→ **Stated exercise**:
Review the material line by line. Identify and copy every line that contains the string "this".

→ **Record list**:
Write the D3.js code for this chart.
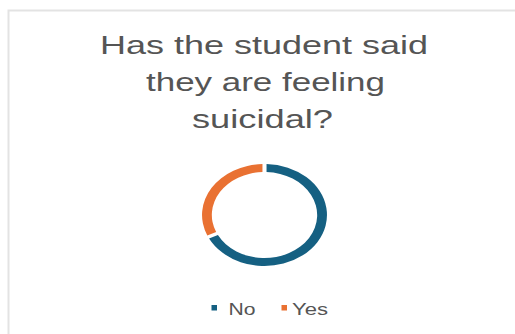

* * *

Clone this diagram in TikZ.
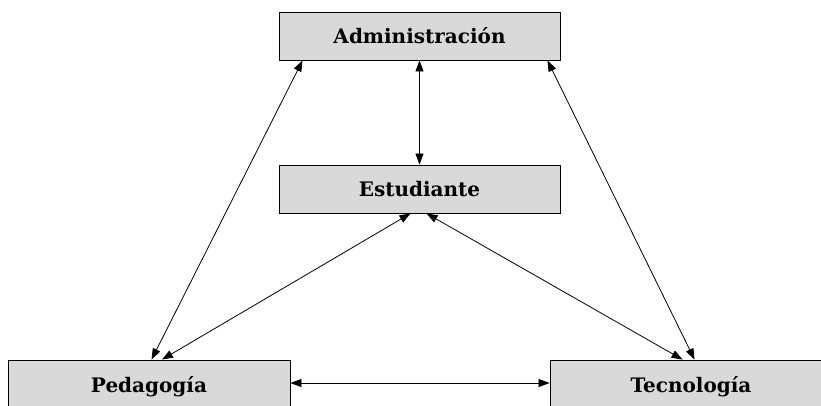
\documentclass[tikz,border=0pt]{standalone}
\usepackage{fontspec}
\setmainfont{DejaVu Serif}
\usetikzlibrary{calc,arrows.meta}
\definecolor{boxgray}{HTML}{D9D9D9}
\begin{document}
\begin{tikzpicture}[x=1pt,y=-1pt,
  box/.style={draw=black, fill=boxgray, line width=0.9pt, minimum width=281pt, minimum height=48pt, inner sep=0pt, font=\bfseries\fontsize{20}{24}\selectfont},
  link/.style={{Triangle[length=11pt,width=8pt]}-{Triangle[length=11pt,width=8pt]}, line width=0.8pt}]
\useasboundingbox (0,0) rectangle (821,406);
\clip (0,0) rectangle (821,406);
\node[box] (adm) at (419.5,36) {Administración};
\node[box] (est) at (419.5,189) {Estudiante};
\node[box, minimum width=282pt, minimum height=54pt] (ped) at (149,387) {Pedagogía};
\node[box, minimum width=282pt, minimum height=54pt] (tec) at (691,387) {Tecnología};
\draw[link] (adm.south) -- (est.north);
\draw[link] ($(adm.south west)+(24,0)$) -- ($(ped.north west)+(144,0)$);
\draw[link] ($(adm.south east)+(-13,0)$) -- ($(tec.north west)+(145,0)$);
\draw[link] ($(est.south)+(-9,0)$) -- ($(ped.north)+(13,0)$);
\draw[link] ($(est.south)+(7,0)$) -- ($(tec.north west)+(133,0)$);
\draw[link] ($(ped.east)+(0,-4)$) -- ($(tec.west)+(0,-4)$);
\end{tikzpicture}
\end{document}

→ **Task solution**:
Write the D3.js code for this chart.
Clone this diagram in TikZ.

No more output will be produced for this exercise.